Pare proprio di conoscerla quella valle, con le rovine del castello, il ruscello di un azzurro scintillante, le montagne che si stagliano bianche e Nuoro che appare in lontananza. E le canne, le canne che sussurrano a Efix parole rilasciate nel vento, le canne che sono come gli uomini, si piegano davanti alle intemperie della vita, si rialzano. A volte si spezzano.
Canne al vento è il romanzo  più famoso di Grazia Deledda, scrittrice controversa, dalla produzione vastissima ma sulla quale la critica non ha espresso un'opinione unanime.
Eppure è stata una delle prime donne a vincere un premio Nobel per la letteratura e se sulle antologie delle scuole superiori le pagine dedicate (a buona ragione, per carità) a Pirandello, Quasimodo e Montale non si contano, Grazia viene relegata tra gli autori minori e spesso, come nel mio caso, nemmeno studiata.

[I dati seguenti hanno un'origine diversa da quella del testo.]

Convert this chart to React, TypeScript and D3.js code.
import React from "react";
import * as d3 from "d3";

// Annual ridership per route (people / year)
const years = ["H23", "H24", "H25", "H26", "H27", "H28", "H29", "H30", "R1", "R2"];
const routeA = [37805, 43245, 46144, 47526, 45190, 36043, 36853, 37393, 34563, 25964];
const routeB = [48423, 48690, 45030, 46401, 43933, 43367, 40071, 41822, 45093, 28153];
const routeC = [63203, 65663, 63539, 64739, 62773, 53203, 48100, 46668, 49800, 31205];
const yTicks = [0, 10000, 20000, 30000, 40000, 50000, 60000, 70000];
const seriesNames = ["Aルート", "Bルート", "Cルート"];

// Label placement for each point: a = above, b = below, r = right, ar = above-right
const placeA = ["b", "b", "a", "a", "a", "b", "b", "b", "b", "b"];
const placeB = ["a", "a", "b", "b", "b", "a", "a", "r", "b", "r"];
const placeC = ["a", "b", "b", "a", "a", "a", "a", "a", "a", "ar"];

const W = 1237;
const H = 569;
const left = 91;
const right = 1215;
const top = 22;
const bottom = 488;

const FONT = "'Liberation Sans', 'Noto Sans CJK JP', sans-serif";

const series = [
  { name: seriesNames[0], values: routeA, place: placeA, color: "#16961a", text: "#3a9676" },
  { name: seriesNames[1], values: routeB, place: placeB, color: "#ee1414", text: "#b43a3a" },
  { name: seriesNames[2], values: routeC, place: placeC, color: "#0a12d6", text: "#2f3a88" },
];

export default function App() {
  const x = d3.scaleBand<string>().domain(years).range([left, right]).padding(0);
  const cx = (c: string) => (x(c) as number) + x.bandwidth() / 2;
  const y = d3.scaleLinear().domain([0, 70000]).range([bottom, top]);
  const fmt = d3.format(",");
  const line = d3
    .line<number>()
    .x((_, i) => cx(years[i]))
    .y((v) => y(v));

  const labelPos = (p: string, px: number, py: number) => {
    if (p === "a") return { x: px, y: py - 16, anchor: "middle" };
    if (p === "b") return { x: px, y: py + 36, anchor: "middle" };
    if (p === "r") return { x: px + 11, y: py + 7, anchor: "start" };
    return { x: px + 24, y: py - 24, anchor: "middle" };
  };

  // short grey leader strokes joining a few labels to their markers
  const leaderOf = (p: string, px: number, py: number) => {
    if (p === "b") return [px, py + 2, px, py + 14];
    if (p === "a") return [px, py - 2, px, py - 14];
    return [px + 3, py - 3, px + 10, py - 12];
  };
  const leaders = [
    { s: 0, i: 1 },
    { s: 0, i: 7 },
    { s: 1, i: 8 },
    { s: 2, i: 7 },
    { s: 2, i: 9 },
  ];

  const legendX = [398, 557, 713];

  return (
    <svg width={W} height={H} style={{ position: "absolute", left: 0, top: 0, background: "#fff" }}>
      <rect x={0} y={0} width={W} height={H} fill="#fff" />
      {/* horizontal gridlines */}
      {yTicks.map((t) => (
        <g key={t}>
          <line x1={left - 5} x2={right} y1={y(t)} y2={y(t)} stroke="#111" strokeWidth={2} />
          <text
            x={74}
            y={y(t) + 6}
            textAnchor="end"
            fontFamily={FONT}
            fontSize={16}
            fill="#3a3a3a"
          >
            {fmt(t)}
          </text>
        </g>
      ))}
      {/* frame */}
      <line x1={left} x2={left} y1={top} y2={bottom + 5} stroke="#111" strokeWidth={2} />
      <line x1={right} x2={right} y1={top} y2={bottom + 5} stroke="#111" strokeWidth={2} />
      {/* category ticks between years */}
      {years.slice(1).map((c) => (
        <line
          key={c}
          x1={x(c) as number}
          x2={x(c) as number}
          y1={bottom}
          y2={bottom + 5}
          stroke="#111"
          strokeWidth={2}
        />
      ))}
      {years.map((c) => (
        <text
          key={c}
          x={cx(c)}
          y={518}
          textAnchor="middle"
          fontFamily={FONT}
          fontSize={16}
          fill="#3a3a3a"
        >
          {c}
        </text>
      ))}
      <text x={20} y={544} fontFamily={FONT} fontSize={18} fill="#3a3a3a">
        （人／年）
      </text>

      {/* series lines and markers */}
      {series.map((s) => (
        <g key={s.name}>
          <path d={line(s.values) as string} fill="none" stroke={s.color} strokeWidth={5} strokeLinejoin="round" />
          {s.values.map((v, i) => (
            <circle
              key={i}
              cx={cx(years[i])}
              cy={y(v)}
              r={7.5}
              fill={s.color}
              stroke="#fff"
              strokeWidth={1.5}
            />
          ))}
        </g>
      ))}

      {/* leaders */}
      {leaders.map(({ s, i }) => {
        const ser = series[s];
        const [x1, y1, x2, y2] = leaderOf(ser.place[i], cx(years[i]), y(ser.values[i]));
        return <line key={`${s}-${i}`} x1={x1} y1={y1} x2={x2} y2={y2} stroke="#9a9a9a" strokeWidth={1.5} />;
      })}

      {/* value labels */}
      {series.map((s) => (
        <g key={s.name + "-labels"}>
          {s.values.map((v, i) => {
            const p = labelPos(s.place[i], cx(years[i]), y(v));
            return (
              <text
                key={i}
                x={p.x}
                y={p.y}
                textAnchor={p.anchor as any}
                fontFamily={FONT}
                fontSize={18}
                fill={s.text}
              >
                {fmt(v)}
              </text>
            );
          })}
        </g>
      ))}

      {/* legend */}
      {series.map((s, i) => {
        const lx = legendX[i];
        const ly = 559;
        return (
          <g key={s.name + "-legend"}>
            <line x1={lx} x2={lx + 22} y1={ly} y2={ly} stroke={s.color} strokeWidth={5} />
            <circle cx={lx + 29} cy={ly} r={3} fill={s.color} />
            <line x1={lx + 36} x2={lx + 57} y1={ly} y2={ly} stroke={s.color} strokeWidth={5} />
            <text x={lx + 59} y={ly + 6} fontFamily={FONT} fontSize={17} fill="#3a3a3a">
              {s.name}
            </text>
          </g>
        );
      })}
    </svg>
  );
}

Sarà per le opinioni della critica, perché la sua opera alla fine è imperniata sulla Sardegna o forse, semplicemente, perché era una donna, per di più di scarsa formazione culturale?

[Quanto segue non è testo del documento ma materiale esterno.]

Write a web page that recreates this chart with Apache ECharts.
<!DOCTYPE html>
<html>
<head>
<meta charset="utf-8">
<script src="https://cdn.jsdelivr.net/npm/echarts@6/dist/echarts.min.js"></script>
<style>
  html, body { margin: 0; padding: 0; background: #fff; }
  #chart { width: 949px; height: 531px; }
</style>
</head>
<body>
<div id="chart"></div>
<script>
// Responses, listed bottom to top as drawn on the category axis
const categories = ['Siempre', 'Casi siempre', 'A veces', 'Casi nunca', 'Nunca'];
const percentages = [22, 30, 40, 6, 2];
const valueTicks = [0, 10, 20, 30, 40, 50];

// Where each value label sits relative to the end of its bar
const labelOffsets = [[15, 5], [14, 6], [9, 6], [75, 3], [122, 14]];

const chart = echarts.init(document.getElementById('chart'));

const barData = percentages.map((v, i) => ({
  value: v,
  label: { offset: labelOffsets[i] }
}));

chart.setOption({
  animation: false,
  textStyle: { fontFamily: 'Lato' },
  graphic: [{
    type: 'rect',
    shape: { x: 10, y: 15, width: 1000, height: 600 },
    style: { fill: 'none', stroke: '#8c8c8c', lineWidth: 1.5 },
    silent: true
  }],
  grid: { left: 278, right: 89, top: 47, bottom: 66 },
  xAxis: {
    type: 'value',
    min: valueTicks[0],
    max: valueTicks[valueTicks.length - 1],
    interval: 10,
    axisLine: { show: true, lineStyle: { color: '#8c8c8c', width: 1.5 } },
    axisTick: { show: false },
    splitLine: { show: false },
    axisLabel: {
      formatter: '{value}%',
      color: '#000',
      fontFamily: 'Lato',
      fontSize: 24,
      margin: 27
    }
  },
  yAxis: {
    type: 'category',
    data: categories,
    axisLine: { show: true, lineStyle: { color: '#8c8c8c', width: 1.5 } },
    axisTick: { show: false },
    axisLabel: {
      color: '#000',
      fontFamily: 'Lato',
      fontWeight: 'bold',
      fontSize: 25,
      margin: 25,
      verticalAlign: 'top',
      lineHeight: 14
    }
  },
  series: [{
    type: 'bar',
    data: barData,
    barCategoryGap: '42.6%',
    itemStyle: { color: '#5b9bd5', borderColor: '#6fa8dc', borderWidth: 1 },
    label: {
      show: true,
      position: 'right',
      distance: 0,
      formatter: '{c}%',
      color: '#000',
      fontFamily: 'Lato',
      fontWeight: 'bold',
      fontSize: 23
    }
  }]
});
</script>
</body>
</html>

Per rispondere a questi interrogativi e per colmare le mie lacune sulla Deledda e sulla sua isola, ho deciso di immergermi nella storia di Efix, umile e anziano servitore, che ha passato la vita coltivando il poderetto delle sue tre padrone, Ruth, Ester e Noemi. Bersaglio delle battute dei compaesani che non comprendono la fedeltà con cui accudisce le nobildonne decadute, incapaci di retribuirlo adeguatamente, Efix sopporta anche questo fardello con la stessa mansuetudine con cui ha accettato tutte le miserie della sua vita.

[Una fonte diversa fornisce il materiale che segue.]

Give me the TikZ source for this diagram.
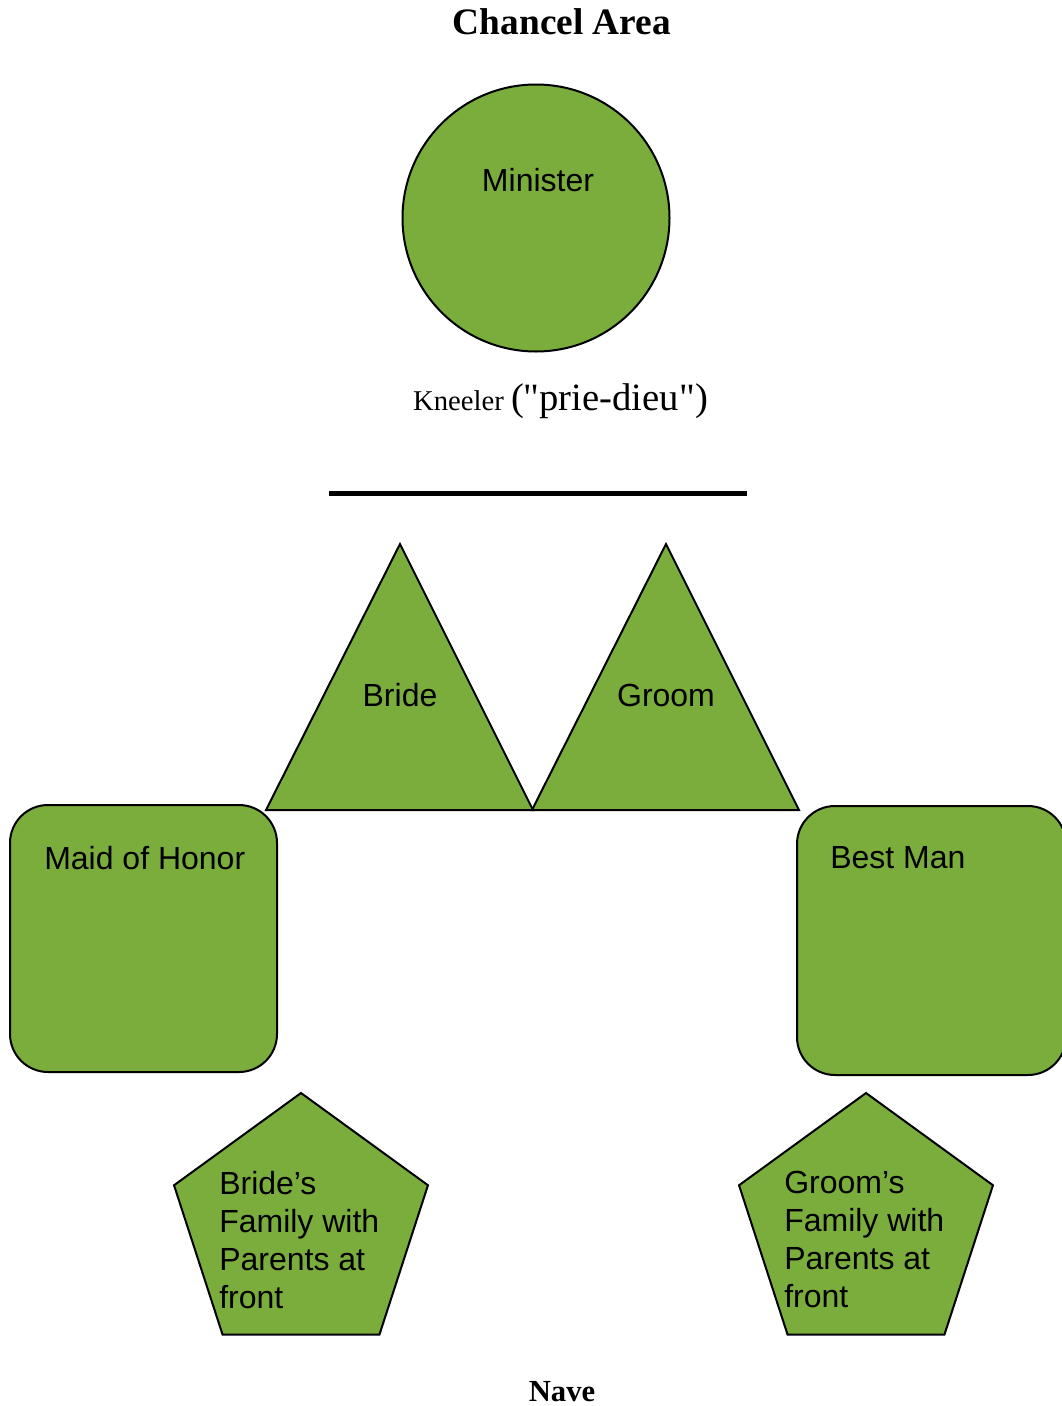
\documentclass[tikz,border=0pt]{standalone}
\usepackage{fontspec}
\setmainfont{Liberation Serif}
\setsansfont{Liberation Sans}
\usetikzlibrary{shapes.geometric}
\definecolor{seatgreen}{RGB}{122,173,60}

\begin{document}
\begin{tikzpicture}[x=0.75pt,y=-0.75pt,
  seat/.style={draw, fill=seatgreen, line width=1.5pt},
  who/.style={font=\sffamily\fontsize{24}{28.5}\selectfont, inner sep=0pt},
  heading/.style={font=\bfseries\fontsize{28}{32}\selectfont, inner sep=0pt},
  family/.style={seat, regular polygon, regular polygon sides=5, minimum size=200.25pt, inner sep=0pt}]
  \useasboundingbox (0,0) rectangle (1061,1406);

  \node[heading] (chancel) at (562,22) {Chancel Area};
  \node[heading,font=\bfseries\fontsize{23}{26}\selectfont] (nave) at (562,1392) {Nave};

  \node[seat,circle,minimum size=200.25pt,inner sep=0pt] (minister) at (536,218) {};
  \node[who] (ministertext) at (538,180) {Minister};

  \node[inner sep=0pt,anchor=base] (kneeler) at (560.5,410)
    {{\fontsize{21.5}{26}\selectfont Kneeler }{\fontsize{29}{34}\selectfont (\textquotedbl prie-dieu\textquotedbl)}};
  \draw[line width=3.75pt] (329,493) -- (747,493);

  \foreach \x/\name/\txt in {400/bride/Bride,666/groom/Groom} {
    \draw[seat] (\x,544) -- (\x-134,810) -- (\x+133,810) -- cycle;
    \node[who] (\name) at (\x,695) {\txt};
  }

  \draw[seat,rounded corners=28.5pt] (10,805) rectangle (277,1072);
  \node[who,anchor=west] (maid) at (44,858) {Maid of Honor};
  \draw[seat,rounded corners=28.5pt] (797,806) rectangle (1066,1075);
  \node[who,anchor=west] (bestman) at (830,858) {Best Man};

  \node[family] (bridefam) at (301,1226.5) {};
  \node[who,align=left,anchor=north west] (bridefamtext) at (219,1171) {Bride’s\\Family with\\Parents at\\front};
  \node[family] (groomfam) at (866,1226.5) {};
  \node[who,align=left,anchor=north west] (groomfamtext) at (784,1171) {Groom’s\\Family with\\Parents at\\front};
\end{tikzpicture}
\end{document}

Sarà l'arrivo del nipote delle donne, Giacinto, cresciuto lontano dalla famiglia, sul continente, e figlio di una quarta sorella scappata di casa, a riaprire vecchie ferite, a spiegare i misteri di Efix e a scombussolare il monotono tran tran di esistenze condotte su ritmi antichi e immutabili.
Per noi lettori moderni Canne al vento può forse rappresentare un mondo sorpassato e difficile da apprezzare o comprendere, eppure, anche se non conosco la Sardegna, leggerlo mi ha aiutata a comprendere questa terra. La Deledda, poi, è maestra nel rendere perfettamente l'atmosfera rude e assieme dolce dell'isola. Le sue descrizioni sono impregnate di lirismo, sprigionano luce e  bellezza e dipingono un territorio dove religione e credenze, colori e suggestioni si incontrano per dare vita a un mondo a parte rispetto al "continente".
Fatti salvi i capitoli finali, più cupi e difficili da digerire, ho apprezzato molto questo romanzo che mi ha fatto venire una gran voglia di visitare la Sardegna. Ho come l'impressione che nonostante un bel po' di anni siano passati dall'uscita di Canne al vento, sia ancora possibile rintracciarvi quelle atmosfere e quei luoghi protagonisti del romanzo.